Exercise task = Give every line again exactly as it appears, please, but not the pictures.

**** Supplied data ****

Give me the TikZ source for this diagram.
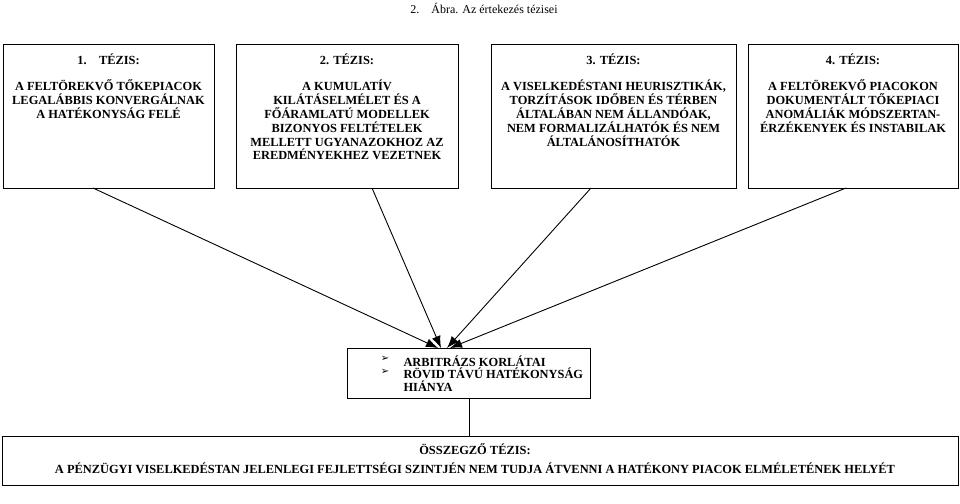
\documentclass[tikz,border=0pt]{standalone}
\usepackage{fontspec}
\setmainfont{Liberation Serif}
\newfontfamily\dejavu{DejaVu Sans}
\usetikzlibrary{arrows.meta}
\begin{document}
\begin{tikzpicture}[x=1pt,y=-1pt,
  txt/.style={font=\bfseries\fontsize{12.4}{13.8}\selectfont,align=center,anchor=north},
  con/.style={line width=0.9pt,-{Latex[length=12pt,width=9pt]}}]
\useasboundingbox (0,0) rectangle (960,503);
\node[font=\fontsize{12}{13}\selectfont] (title) at (484,8) {2.\quad Ábra. Az értekezés tézisei};
\draw[line width=0.9pt] (3,44) rectangle (214,188);
\draw[line width=0.9pt] (236,44) rectangle (458,188);
\draw[line width=0.9pt] (491,44) rectangle (736,188);
\draw[line width=0.9pt] (748,44) rectangle (958,188);
\coordinate (b1) at (93,188); \coordinate (b2) at (372,188);
\coordinate (b3) at (591,188); \coordinate (b4) at (846,188);
\node[txt] (t1) at (108.5,50) {1.\quad TÉZIS:\\[13pt]A FELTÖREKVŐ TŐKEPIACOK\\LEGALÁBBIS KONVERGÁLNAK\\A HATÉKONYSÁG FELÉ};
\node[txt] (t2) at (347,50) {2. TÉZIS:\\[13pt]A KUMULATÍV\\KILÁTÁSELMÉLET ÉS A\\FŐÁRAMLATÚ MODELLEK\\BIZONYOS FELTÉTELEK\\MELLETT UGYANAZOKHOZ AZ\\EREDMÉNYEKHEZ VEZETNEK};
\node[txt] (t3) at (613.5,50) {3. TÉZIS:\\[13pt]A VISELKEDÉSTANI HEURISZTIKÁK,\\TORZÍTÁSOK IDŐBEN ÉS TÉRBEN\\ÁLTALÁBAN NEM ÁLLANDÓAK,\\NEM FORMALIZÁLHATÓK ÉS NEM\\ÁLTALÁNOSÍTHATÓK};
\node[txt] (t4) at (853,50) {4. TÉZIS:\\[13pt]A FELTÖREKVŐ PIACOKON\\DOKUMENTÁLT TŐKEPIACI\\ANOMÁLIÁK MÓDSZERTAN-\\ÉRZÉKENYEK ÉS INSTABILAK};
\draw[line width=0.9pt] (347,348) rectangle (590,398);
\coordinate (m1) at (438,348); \coordinate (m2) at (441,348);
\coordinate (m3) at (447,348); \coordinate (m4) at (450,348);
\node[font=\bfseries\fontsize{12.4}{12.6}\selectfont,align=left,anchor=north west] (mt) at (400,352)
 {ARBITRÁZS KORLÁTAI\\RÖVID TÁVÚ HATÉKONYSÁG\\HIÁNYA};
\node[font=\dejavu\fontsize{10}{12}\selectfont] (k1) at (385,359) {➢};
\node[font=\dejavu\fontsize{10}{12}\selectfont] (k2) at (385,371.5) {➢};
\draw[con] (b1) -- (m1);
\draw[con] (b2) -- (m2);
\draw[con] (b3) -- (m3);
\draw[con] (b4) -- (m4);
\coordinate (mb) at (469,398);
\draw[line width=0.9pt] (2,436) rectangle (958,485);
\coordinate (bt) at (469,436);
\draw[line width=0.8pt] (mb) -- (bt);
\node[txt] (s) at (475,440) {ÖSSZEGZŐ TÉZIS:\\[5pt]A PÉNZÜGYI VISELKEDÉSTAN JELENLEGI FEJLETTSÉGI SZINTJÉN NEM TUDJA ÁTVENNI A HATÉKONY PIACOK ELMÉLETÉNEK HELYÉT};
\end{tikzpicture}
\end{document}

****

Final answer =
Give me the TikZ source for this diagram.
\documentclass[tikz,border=0pt]{standalone}
\usepackage{fontspec}
\setmainfont{Liberation Serif}
\newfontfamily\dejavu{DejaVu Sans}
\usetikzlibrary{arrows.meta}
\begin{document}
\begin{tikzpicture}[x=1pt,y=-1pt,
  txt/.style={font=\bfseries\fontsize{12.4}{13.8}\selectfont,align=center,anchor=north},
  con/.style={line width=0.9pt,-{Latex[length=12pt,width=9pt]}}]
\useasboundingbox (0,0) rectangle (960,503);
\node[font=\fontsize{12}{13}\selectfont] (title) at (484,8) {2.\quad Ábra. Az értekezés tézisei};
\draw[line width=0.9pt] (3,44) rectangle (214,188);
\draw[line width=0.9pt] (236,44) rectangle (458,188);
\draw[line width=0.9pt] (491,44) rectangle (736,188);
\draw[line width=0.9pt] (748,44) rectangle (958,188);
\coordinate (b1) at (93,188); \coordinate (b2) at (372,188);
\coordinate (b3) at (591,188); \coordinate (b4) at (846,188);
\node[txt] (t1) at (108.5,50) {1.\quad TÉZIS:\\[13pt]A FELTÖREKVŐ TŐKEPIACOK\\LEGALÁBBIS KONVERGÁLNAK\\A HATÉKONYSÁG FELÉ};
\node[txt] (t2) at (347,50) {2. TÉZIS:\\[13pt]A KUMULATÍV\\KILÁTÁSELMÉLET ÉS A\\FŐÁRAMLATÚ MODELLEK\\BIZONYOS FELTÉTELEK\\MELLETT UGYANAZOKHOZ AZ\\EREDMÉNYEKHEZ VEZETNEK};
\node[txt] (t3) at (613.5,50) {3. TÉZIS:\\[13pt]A VISELKEDÉSTANI HEURISZTIKÁK,\\TORZÍTÁSOK IDŐBEN ÉS TÉRBEN\\ÁLTALÁBAN NEM ÁLLANDÓAK,\\NEM FORMALIZÁLHATÓK ÉS NEM\\ÁLTALÁNOSÍTHATÓK};
\node[txt] (t4) at (853,50) {4. TÉZIS:\\[13pt]A FELTÖREKVŐ PIACOKON\\DOKUMENTÁLT TŐKEPIACI\\ANOMÁLIÁK MÓDSZERTAN-\\ÉRZÉKENYEK ÉS INSTABILAK};
\draw[line width=0.9pt] (347,348) rectangle (590,398);
\coordinate (m1) at (438,348); \coordinate (m2) at (441,348);
\coordinate (m3) at (447,348); \coordinate (m4) at (450,348);
\node[font=\bfseries\fontsize{12.4}{12.6}\selectfont,align=left,anchor=north west] (mt) at (400,352)
 {ARBITRÁZS KORLÁTAI\\RÖVID TÁVÚ HATÉKONYSÁG\\HIÁNYA};
\node[font=\dejavu\fontsize{10}{12}\selectfont] (k1) at (385,359) {➢};
\node[font=\dejavu\fontsize{10}{12}\selectfont] (k2) at (385,371.5) {➢};
\draw[con] (b1) -- (m1);
\draw[con] (b2) -- (m2);
\draw[con] (b3) -- (m3);
\draw[con] (b4) -- (m4);
\coordinate (mb) at (469,398);
\draw[line width=0.9pt] (2,436) rectangle (958,485);
\coordinate (bt) at (469,436);
\draw[line width=0.8pt] (mb) -- (bt);
\node[txt] (s) at (475,440) {ÖSSZEGZŐ TÉZIS:\\[5pt]A PÉNZÜGYI VISELKEDÉSTAN JELENLEGI FEJLETTSÉGI SZINTJÉN NEM TUDJA ÁTVENNI A HATÉKONY PIACOK ELMÉLETÉNEK HELYÉT};
\end{tikzpicture}
\end{document}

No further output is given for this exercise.